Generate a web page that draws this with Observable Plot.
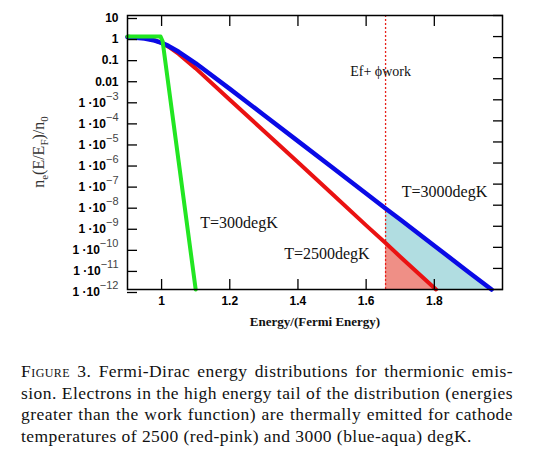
<!DOCTYPE html>
<html><head><meta charset="utf-8">
<script src="https://cdn.jsdelivr.net/npm/d3@7"></script>
<script src="https://cdn.jsdelivr.net/npm/@observablehq/plot@0.6"></script>
<style>
body{margin:0;background:#fff;}
#chart{width:540px;height:340px;}
#caption{font-family:"Liberation Serif","Times New Roman",serif;font-size:17.5px;letter-spacing:0.45px;line-height:21.7px;margin:21px 27px 0 21px;color:#111;}
#caption div{text-align:justify;text-align-last:justify;white-space:nowrap;}
#caption div.last{text-align-last:left;}
.sc{font-variant:small-caps;}
</style></head><body>
<div id="chart"></div>
<div id="caption">
<div><span class="sc">Figure 3.</span> Fermi-Dirac energy distributions for thermionic emis-</div>
<div>sion. Electrons in the high energy tail of the distribution (energies</div>
<div>greater than the work function) are thermally emitted for cathode</div>
<div class="last">temperatures of 2500 (red-pink) and 3000 (blue-aqua) degK.</div>
</div>
<script>
// T = 3000 degK (blue)
const blueE = [0.9, 0.95, 0.98, 1.0, 1.02, 1.05, 1.1, 1.2, 1.3, 1.4, 1.5, 1.6, 1.657, 1.7, 1.8, 1.9, 1.968];
const blueN = [0.95, 0.81, 0.64, 0.5, 0.36, 0.19, 0.054, 3.3e-3, 1.9e-4, 1.1e-5, 6.3e-7, 3.6e-8, 7.0e-9, 2.1e-9, 1.2e-10, 6.8e-12, 1e-12];
// T = 2500 degK (red)
const redE = [0.9, 0.95, 0.98, 1.0, 1.02, 1.05, 1.1, 1.2, 1.3, 1.4, 1.5, 1.6, 1.657, 1.7, 1.805];
const redN = [0.97, 0.85, 0.66, 0.5, 0.33, 0.15, 0.031, 1.0e-3, 3.3e-5, 1.1e-6, 3.5e-8, 1.1e-9, 1.6e-10, 3.6e-11, 1e-12];
// T = 300 degK (green)
const greenE = [0.9, 0.997, 1.003, 1.05, 1.1];
const greenN = [1, 1, 0.6, 1.2e-6, 1e-12];

const workE = 1.657; // Ef + phi_work
const nMin = 1e-12;

const xTicks = [1, 1.2, 1.4, 1.6, 1.8];
const xTickLabels = ["1", "1.2", "1.4", "1.6", "1.8"];
const yTicks = [10, 1, 0.1, 0.01, 1e-3, 1e-4, 1e-5, 1e-6, 1e-7, 1e-8, 1e-9, 1e-10, 1e-11, 1e-12];
const yTickLabels = ["10", "1", "0.1", "0.01", "1 ·10^−3", "1 ·10^−4", "1 ·10^−5", "1 ·10^−6", "1 ·10^−7", "1 ·10^−8", "1 ·10^−9", "1 ·10^−10", "1 ·10^−11", "1 ·10^−12"];

const curveLabels = ["T=3000degK", "T=300degK", "T=2500degK"];
const curveLabelE = [1.83, 1.227, 1.485];
const curveLabelN = [4.1e-8, 1.4e-9, 4.7e-11];
const workLabel = "Ef+ ϕwork";
const workLabelN = 0.0224;

const rows = (E, N) => E.map((e, i) => ({E: e, n: N[i]}));
const blue = rows(blueE, blueN), red = rows(redE, redN), green = rows(greenE, greenN);
const blueTail = blue.filter(d => d.E >= workE);
const redTail = red.filter(d => d.E >= workE);
const labelRows = curveLabels.map((t, i) => ({t, E: curveLabelE[i], n: curveLabelN[i]}));
const xLab = new Map(xTicks.map((t, i) => [t, xTickLabels[i]]));
const yLab = new Map(yTicks.map((t, i) => [t, yTickLabels[i]]));

const tickStyle = {fontWeight: "bold", fontSize: 12, fontFamily: "Liberation Sans, Arial, sans-serif", stroke: "black", strokeWidth: 1.3};

const plot = Plot.plot({
  width: 540, height: 340,
  marginLeft: 127, marginRight: 38, marginTop: 15, marginBottom: 51,
  style: {background: "white", color: "black", fontFamily: "Liberation Sans, Arial, sans-serif"},
  x: {domain: [0.9, 2.0]},
  y: {type: "log", domain: [nMin, 10]},
  marks: [
    Plot.areaY(blueTail, {x: "E", y1: nMin, y2: "n", fill: "#b1dde1"}),
    Plot.areaY(redTail, {x: "E", y1: nMin, y2: "n", fill: "#ef8f86"}),
    Plot.ruleX([workE], {stroke: "#e8201a", strokeWidth: 1.3, strokeDasharray: "2,2"}),
    Plot.line(red, {x: "E", y: "n", stroke: "#ea1212", strokeWidth: 4}),
    Plot.line(blue, {x: "E", y: "n", stroke: "#0a0ae6", strokeWidth: 4.5}),
    Plot.line(green, {x: "E", y: "n", stroke: "#22e622", strokeWidth: 4}),
    Plot.axisX({ticks: xTicks, tickFormat: d => xLab.get(d), tickSize: -10, tickPadding: 17, label: null, ...tickStyle}),
    Plot.axisX({anchor: "top", ticks: xTicks, tickFormat: () => "", tickSize: -10, label: null, ...tickStyle}),
    Plot.axisY({ticks: yTicks, tickFormat: d => yLab.get(d), tickSize: -10, tickPadding: 19, dy: 3, label: null, ...tickStyle}),
    Plot.axisY({anchor: "right", ticks: yTicks, tickFormat: () => "", tickSize: -10, label: null, ...tickStyle}),
    Plot.frame({stroke: "black", strokeWidth: 1.5}),
    Plot.text(labelRows, {x: "E", y: "n", text: "t", fontFamily: "Liberation Serif, serif", fontSize: 16, fill: "#111"}),
    Plot.text([workLabel], {x: workE, y: workLabelN, dx: -5, fontFamily: "Liberation Serif, serif", fontSize: 14, fill: "#111"}),
    Plot.text(["Energy/(Fermi Energy)"], {frameAnchor: "bottom", dy: 36, fontFamily: "Liberation Serif, serif", fontWeight: "bold", fontSize: 13, fill: "#111"})
  ]
});
document.getElementById("chart").appendChild(plot);

// superscript exponents on y tick labels
d3.select(plot).selectAll('g[aria-label="y-axis tick label"] text').each(function() {
  const s = this.textContent;
  if (!s.includes("^")) return;
  const [base, ex] = s.split("^");
  const t = d3.select(this);
  t.text(null);
  t.append("tspan").text(base);
  t.append("tspan").attr("dy", "-7").attr("font-size", 11).attr("font-weight", "normal").attr("fill", "#444").text(ex);
});

// y axis title with subscripts
const yt = d3.select(plot).append("text")
  .attr("transform", "translate(44,152) rotate(-90)")
  .attr("text-anchor", "middle")
  .attr("font-family", "Liberation Serif, serif")
  .attr("font-size", 16)
  .attr("fill", "#333");
const parts = [["n", 0], ["e", 1], ["(E/E", 0], ["F", 1], [")/n", 0], ["0", 1]];
let prev = 0;
for (const [txt, sub] of parts) {
  const shift = sub ? 4 : 0;
  yt.append("tspan").attr("dy", shift - prev).attr("font-size", sub ? 11 : 16).text(txt);
  prev = shift;
}
</script>
</body></html>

__Task description__: Restate the listing above word for word, and skip the pictures.

__Answer to the task__:
Generate a web page that draws this with Observable Plot.
<!DOCTYPE html>
<html><head><meta charset="utf-8">
<script src="https://cdn.jsdelivr.net/npm/d3@7"></script>
<script src="https://cdn.jsdelivr.net/npm/@observablehq/plot@0.6"></script>
<style>
body{margin:0;background:#fff;}
#chart{width:540px;height:340px;}
#caption{font-family:"Liberation Serif","Times New Roman",serif;font-size:17.5px;letter-spacing:0.45px;line-height:21.7px;margin:21px 27px 0 21px;color:#111;}
#caption div{text-align:justify;text-align-last:justify;white-space:nowrap;}
#caption div.last{text-align-last:left;}
.sc{font-variant:small-caps;}
</style></head><body>
<div id="chart"></div>
<div id="caption">
<div><span class="sc">Figure 3.</span> Fermi-Dirac energy distributions for thermionic emis-</div>
<div>sion. Electrons in the high energy tail of the distribution (energies</div>
<div>greater than the work function) are thermally emitted for cathode</div>
<div class="last">temperatures of 2500 (red-pink) and 3000 (blue-aqua) degK.</div>
</div>
<script>
// T = 3000 degK (blue)
const blueE = [0.9, 0.95, 0.98, 1.0, 1.02, 1.05, 1.1, 1.2, 1.3, 1.4, 1.5, 1.6, 1.657, 1.7, 1.8, 1.9, 1.968];
const blueN = [0.95, 0.81, 0.64, 0.5, 0.36, 0.19, 0.054, 3.3e-3, 1.9e-4, 1.1e-5, 6.3e-7, 3.6e-8, 7.0e-9, 2.1e-9, 1.2e-10, 6.8e-12, 1e-12];
// T = 2500 degK (red)
const redE = [0.9, 0.95, 0.98, 1.0, 1.02, 1.05, 1.1, 1.2, 1.3, 1.4, 1.5, 1.6, 1.657, 1.7, 1.805];
const redN = [0.97, 0.85, 0.66, 0.5, 0.33, 0.15, 0.031, 1.0e-3, 3.3e-5, 1.1e-6, 3.5e-8, 1.1e-9, 1.6e-10, 3.6e-11, 1e-12];
// T = 300 degK (green)
const greenE = [0.9, 0.997, 1.003, 1.05, 1.1];
const greenN = [1, 1, 0.6, 1.2e-6, 1e-12];

const workE = 1.657; // Ef + phi_work
const nMin = 1e-12;

const xTicks = [1, 1.2, 1.4, 1.6, 1.8];
const xTickLabels = ["1", "1.2", "1.4", "1.6", "1.8"];
const yTicks = [10, 1, 0.1, 0.01, 1e-3, 1e-4, 1e-5, 1e-6, 1e-7, 1e-8, 1e-9, 1e-10, 1e-11, 1e-12];
const yTickLabels = ["10", "1", "0.1", "0.01", "1 ·10^−3", "1 ·10^−4", "1 ·10^−5", "1 ·10^−6", "1 ·10^−7", "1 ·10^−8", "1 ·10^−9", "1 ·10^−10", "1 ·10^−11", "1 ·10^−12"];

const curveLabels = ["T=3000degK", "T=300degK", "T=2500degK"];
const curveLabelE = [1.83, 1.227, 1.485];
const curveLabelN = [4.1e-8, 1.4e-9, 4.7e-11];
const workLabel = "Ef+ ϕwork";
const workLabelN = 0.0224;

const rows = (E, N) => E.map((e, i) => ({E: e, n: N[i]}));
const blue = rows(blueE, blueN), red = rows(redE, redN), green = rows(greenE, greenN);
const blueTail = blue.filter(d => d.E >= workE);
const redTail = red.filter(d => d.E >= workE);
const labelRows = curveLabels.map((t, i) => ({t, E: curveLabelE[i], n: curveLabelN[i]}));
const xLab = new Map(xTicks.map((t, i) => [t, xTickLabels[i]]));
const yLab = new Map(yTicks.map((t, i) => [t, yTickLabels[i]]));

const tickStyle = {fontWeight: "bold", fontSize: 12, fontFamily: "Liberation Sans, Arial, sans-serif", stroke: "black", strokeWidth: 1.3};

const plot = Plot.plot({
  width: 540, height: 340,
  marginLeft: 127, marginRight: 38, marginTop: 15, marginBottom: 51,
  style: {background: "white", color: "black", fontFamily: "Liberation Sans, Arial, sans-serif"},
  x: {domain: [0.9, 2.0]},
  y: {type: "log", domain: [nMin, 10]},
  marks: [
    Plot.areaY(blueTail, {x: "E", y1: nMin, y2: "n", fill: "#b1dde1"}),
    Plot.areaY(redTail, {x: "E", y1: nMin, y2: "n", fill: "#ef8f86"}),
    Plot.ruleX([workE], {stroke: "#e8201a", strokeWidth: 1.3, strokeDasharray: "2,2"}),
    Plot.line(red, {x: "E", y: "n", stroke: "#ea1212", strokeWidth: 4}),
    Plot.line(blue, {x: "E", y: "n", stroke: "#0a0ae6", strokeWidth: 4.5}),
    Plot.line(green, {x: "E", y: "n", stroke: "#22e622", strokeWidth: 4}),
    Plot.axisX({ticks: xTicks, tickFormat: d => xLab.get(d), tickSize: -10, tickPadding: 17, label: null, ...tickStyle}),
    Plot.axisX({anchor: "top", ticks: xTicks, tickFormat: () => "", tickSize: -10, label: null, ...tickStyle}),
    Plot.axisY({ticks: yTicks, tickFormat: d => yLab.get(d), tickSize: -10, tickPadding: 19, dy: 3, label: null, ...tickStyle}),
    Plot.axisY({anchor: "right", ticks: yTicks, tickFormat: () => "", tickSize: -10, label: null, ...tickStyle}),
    Plot.frame({stroke: "black", strokeWidth: 1.5}),
    Plot.text(labelRows, {x: "E", y: "n", text: "t", fontFamily: "Liberation Serif, serif", fontSize: 16, fill: "#111"}),
    Plot.text([workLabel], {x: workE, y: workLabelN, dx: -5, fontFamily: "Liberation Serif, serif", fontSize: 14, fill: "#111"}),
    Plot.text(["Energy/(Fermi Energy)"], {frameAnchor: "bottom", dy: 36, fontFamily: "Liberation Serif, serif", fontWeight: "bold", fontSize: 13, fill: "#111"})
  ]
});
document.getElementById("chart").appendChild(plot);

// superscript exponents on y tick labels
d3.select(plot).selectAll('g[aria-label="y-axis tick label"] text').each(function() {
  const s = this.textContent;
  if (!s.includes("^")) return;
  const [base, ex] = s.split("^");
  const t = d3.select(this);
  t.text(null);
  t.append("tspan").text(base);
  t.append("tspan").attr("dy", "-7").attr("font-size", 11).attr("font-weight", "normal").attr("fill", "#444").text(ex);
});

// y axis title with subscripts
const yt = d3.select(plot).append("text")
  .attr("transform", "translate(44,152) rotate(-90)")
  .attr("text-anchor", "middle")
  .attr("font-family", "Liberation Serif, serif")
  .attr("font-size", 16)
  .attr("fill", "#333");
const parts = [["n", 0], ["e", 1], ["(E/E", 0], ["F", 1], [")/n", 0], ["0", 1]];
let prev = 0;
for (const [txt, sub] of parts) {
  const shift = sub ? 4 : 0;
  yt.append("tspan").attr("dy", shift - prev).attr("font-size", sub ? 11 : 16).text(txt);
  prev = shift;
}
</script>
</body></html>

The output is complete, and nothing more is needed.